July 13, 2022
According to a statement from the Mexican Government (SEMARNAT), in response to numerous citizen complaints for mistreatment of felines, personnel from the Federal Attorney for Environmental Protection (Profepa) went to inspect the property that originally occupied a sanctuary on the Picacho-Ajusco Highway. No animals were found at this location.
However, at another property associated with the organization, located in Santo Tomas Ajusco, the inspectors found an estimated 190 big cats, including African lions, white lions, tigers, jaguars, and pumas. Two coyotes and 17 primates were also found.
Eight of the animals were found in critical condition, requiring specialized care. The other animals were determined to be in fair to poor physical condition, with an advanced degree of malnutrition, dehydration, and general neglect in their conditions.
This contrasts with Black Jaguar-White Tiger Foundation’s claims that it is “changing the world through education, law reform, and the rehabilitation of animals” and “that all living things should be treated with respect.” The nonprofit organization has provided a home to animals rescued from zoos, circuses, breeders, and collectors. Sadly, though, Eduardo Serio, the founder of Black Jaguar-White Tiger, has garnered a questionable reputation over the years, reportedly exploiting the animals for his own profit.

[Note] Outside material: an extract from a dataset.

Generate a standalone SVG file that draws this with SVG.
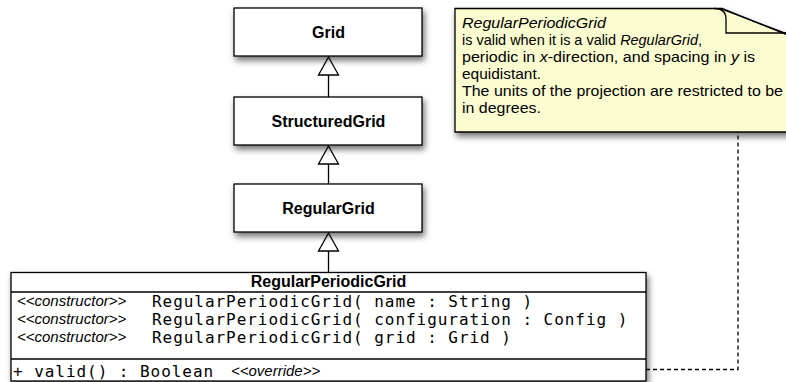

The Mexican Government (SEMARNAT) and the Federal Attorney for Environmental Protection (Profepa) expressed their commitment to “the care of wildlife through inspection and verification of dignified and respectful treatment, for which they will exhaust all available means to safeguard the lives of the specimens.”
A meeting was also held between authorities of the Attorney General’s Office, the government of Mexico City, and civil organizations interested in coordinating efforts to give priority attention to the felines, as well as the logistics for their transfer to other spaces that meet the appropriate conditions to receive them. The first four lions and 14 primates have already been taken to the Chapultepec Zoo.
One such organization, Comunal Foundation A.C., which was created to support the most vulnerable groups and to generate a social impact in Mexico, shared in a statement that it is working to gather enough resources to give these animals a better life.
Meanwhile, a coalition of accredited big cat sanctuaries, veterinarians, and concerned citizens are urgently calling upon Mexican authorities to send the animals to accredited sanctuaries in the United States.
San Diego’s Lions Tigers & Bears sanctuary is among more than 16 U.S.-based accredited big cat sanctuaries offering to coordinate rescue, transport, and logistics to re-home the seized big cats, as well as provide lifetime care for them.
“We need to keep these animals from going from one bad situation to another,” stated Bobbi Brink, founder and director of Lions Tigers & Bears, which has announced that it is currently able to provide transportation, logistics, and lifetime homes to at least 50 big cats.